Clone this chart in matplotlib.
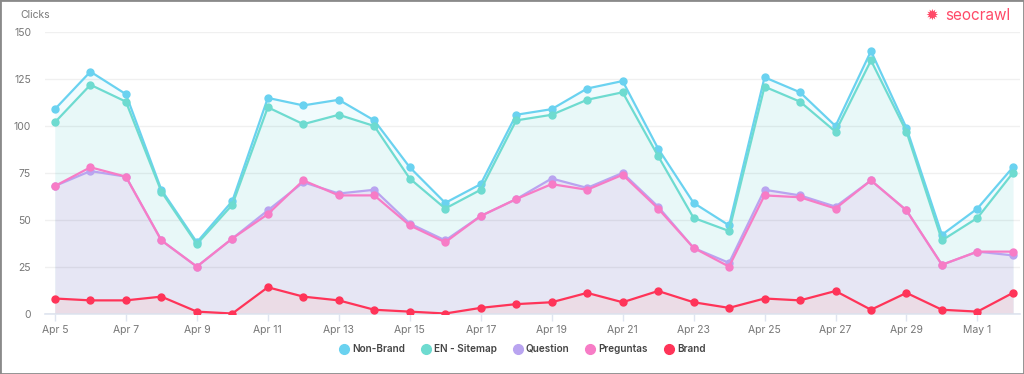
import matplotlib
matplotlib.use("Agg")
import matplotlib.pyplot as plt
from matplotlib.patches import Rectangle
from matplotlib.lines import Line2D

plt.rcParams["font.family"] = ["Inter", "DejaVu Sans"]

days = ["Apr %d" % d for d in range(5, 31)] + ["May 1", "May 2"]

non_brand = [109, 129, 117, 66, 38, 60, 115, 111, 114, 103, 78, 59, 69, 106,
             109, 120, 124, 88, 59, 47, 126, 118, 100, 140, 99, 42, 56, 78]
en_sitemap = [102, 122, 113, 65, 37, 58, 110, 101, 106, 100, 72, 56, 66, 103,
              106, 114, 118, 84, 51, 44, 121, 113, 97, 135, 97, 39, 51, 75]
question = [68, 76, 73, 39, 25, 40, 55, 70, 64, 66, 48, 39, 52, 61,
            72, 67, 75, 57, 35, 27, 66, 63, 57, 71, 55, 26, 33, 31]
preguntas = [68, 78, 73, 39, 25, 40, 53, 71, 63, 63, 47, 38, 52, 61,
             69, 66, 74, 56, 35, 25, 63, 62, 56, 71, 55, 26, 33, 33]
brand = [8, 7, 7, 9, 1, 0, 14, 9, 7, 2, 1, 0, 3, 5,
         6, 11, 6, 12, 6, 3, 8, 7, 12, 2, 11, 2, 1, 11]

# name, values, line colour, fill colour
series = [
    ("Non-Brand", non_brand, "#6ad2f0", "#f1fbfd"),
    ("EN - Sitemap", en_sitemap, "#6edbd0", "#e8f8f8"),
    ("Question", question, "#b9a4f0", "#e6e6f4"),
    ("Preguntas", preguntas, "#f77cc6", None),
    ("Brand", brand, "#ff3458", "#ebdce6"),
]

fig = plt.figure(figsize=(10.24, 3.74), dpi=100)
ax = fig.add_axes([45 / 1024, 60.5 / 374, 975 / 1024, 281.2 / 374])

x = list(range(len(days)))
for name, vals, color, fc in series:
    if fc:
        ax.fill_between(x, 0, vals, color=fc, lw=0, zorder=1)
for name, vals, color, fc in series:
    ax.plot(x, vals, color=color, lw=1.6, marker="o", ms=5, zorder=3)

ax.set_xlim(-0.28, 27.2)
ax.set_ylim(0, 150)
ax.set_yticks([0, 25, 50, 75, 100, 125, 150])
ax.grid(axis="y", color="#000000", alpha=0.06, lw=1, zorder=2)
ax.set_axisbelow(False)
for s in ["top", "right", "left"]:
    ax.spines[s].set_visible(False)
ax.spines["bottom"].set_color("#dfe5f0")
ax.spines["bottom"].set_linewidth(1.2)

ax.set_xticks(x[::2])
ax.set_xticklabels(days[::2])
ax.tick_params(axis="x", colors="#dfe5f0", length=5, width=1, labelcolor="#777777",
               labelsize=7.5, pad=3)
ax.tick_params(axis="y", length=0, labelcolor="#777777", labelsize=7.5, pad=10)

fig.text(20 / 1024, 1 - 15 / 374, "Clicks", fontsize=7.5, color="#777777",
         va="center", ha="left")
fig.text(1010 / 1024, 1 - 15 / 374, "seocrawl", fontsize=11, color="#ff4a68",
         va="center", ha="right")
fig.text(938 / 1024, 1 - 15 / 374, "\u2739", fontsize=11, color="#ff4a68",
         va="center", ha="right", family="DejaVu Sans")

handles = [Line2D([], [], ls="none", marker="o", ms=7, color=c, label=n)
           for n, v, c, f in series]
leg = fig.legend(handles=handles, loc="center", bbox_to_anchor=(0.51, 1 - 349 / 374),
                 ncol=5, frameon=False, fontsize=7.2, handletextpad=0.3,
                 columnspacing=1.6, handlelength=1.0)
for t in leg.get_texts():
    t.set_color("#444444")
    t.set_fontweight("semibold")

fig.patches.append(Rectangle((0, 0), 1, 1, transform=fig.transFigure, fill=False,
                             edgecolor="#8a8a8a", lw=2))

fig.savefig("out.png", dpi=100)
::::::::
[WHAT IS BEING ASKED] Reproduce the material above in full, exactly, with no images.

[EXPECTED ANSWER]
Clone this chart in matplotlib.
import matplotlib
matplotlib.use("Agg")
import matplotlib.pyplot as plt
from matplotlib.patches import Rectangle
from matplotlib.lines import Line2D

plt.rcParams["font.family"] = ["Inter", "DejaVu Sans"]

days = ["Apr %d" % d for d in range(5, 31)] + ["May 1", "May 2"]

non_brand = [109, 129, 117, 66, 38, 60, 115, 111, 114, 103, 78, 59, 69, 106,
             109, 120, 124, 88, 59, 47, 126, 118, 100, 140, 99, 42, 56, 78]
en_sitemap = [102, 122, 113, 65, 37, 58, 110, 101, 106, 100, 72, 56, 66, 103,
              106, 114, 118, 84, 51, 44, 121, 113, 97, 135, 97, 39, 51, 75]
question = [68, 76, 73, 39, 25, 40, 55, 70, 64, 66, 48, 39, 52, 61,
            72, 67, 75, 57, 35, 27, 66, 63, 57, 71, 55, 26, 33, 31]
preguntas = [68, 78, 73, 39, 25, 40, 53, 71, 63, 63, 47, 38, 52, 61,
             69, 66, 74, 56, 35, 25, 63, 62, 56, 71, 55, 26, 33, 33]
brand = [8, 7, 7, 9, 1, 0, 14, 9, 7, 2, 1, 0, 3, 5,
         6, 11, 6, 12, 6, 3, 8, 7, 12, 2, 11, 2, 1, 11]

# name, values, line colour, fill colour
series = [
    ("Non-Brand", non_brand, "#6ad2f0", "#f1fbfd"),
    ("EN - Sitemap", en_sitemap, "#6edbd0", "#e8f8f8"),
    ("Question", question, "#b9a4f0", "#e6e6f4"),
    ("Preguntas", preguntas, "#f77cc6", None),
    ("Brand", brand, "#ff3458", "#ebdce6"),
]

fig = plt.figure(figsize=(10.24, 3.74), dpi=100)
ax = fig.add_axes([45 / 1024, 60.5 / 374, 975 / 1024, 281.2 / 374])

x = list(range(len(days)))
for name, vals, color, fc in series:
    if fc:
        ax.fill_between(x, 0, vals, color=fc, lw=0, zorder=1)
for name, vals, color, fc in series:
    ax.plot(x, vals, color=color, lw=1.6, marker="o", ms=5, zorder=3)

ax.set_xlim(-0.28, 27.2)
ax.set_ylim(0, 150)
ax.set_yticks([0, 25, 50, 75, 100, 125, 150])
ax.grid(axis="y", color="#000000", alpha=0.06, lw=1, zorder=2)
ax.set_axisbelow(False)
for s in ["top", "right", "left"]:
    ax.spines[s].set_visible(False)
ax.spines["bottom"].set_color("#dfe5f0")
ax.spines["bottom"].set_linewidth(1.2)

ax.set_xticks(x[::2])
ax.set_xticklabels(days[::2])
ax.tick_params(axis="x", colors="#dfe5f0", length=5, width=1, labelcolor="#777777",
               labelsize=7.5, pad=3)
ax.tick_params(axis="y", length=0, labelcolor="#777777", labelsize=7.5, pad=10)

fig.text(20 / 1024, 1 - 15 / 374, "Clicks", fontsize=7.5, color="#777777",
         va="center", ha="left")
fig.text(1010 / 1024, 1 - 15 / 374, "seocrawl", fontsize=11, color="#ff4a68",
         va="center", ha="right")
fig.text(938 / 1024, 1 - 15 / 374, "\u2739", fontsize=11, color="#ff4a68",
         va="center", ha="right", family="DejaVu Sans")

handles = [Line2D([], [], ls="none", marker="o", ms=7, color=c, label=n)
           for n, v, c, f in series]
leg = fig.legend(handles=handles, loc="center", bbox_to_anchor=(0.51, 1 - 349 / 374),
                 ncol=5, frameon=False, fontsize=7.2, handletextpad=0.3,
                 columnspacing=1.6, handlelength=1.0)
for t in leg.get_texts():
    t.set_color("#444444")
    t.set_fontweight("semibold")

fig.patches.append(Rectangle((0, 0), 1, 1, transform=fig.transFigure, fill=False,
                             edgecolor="#8a8a8a", lw=2))

fig.savefig("out.png", dpi=100)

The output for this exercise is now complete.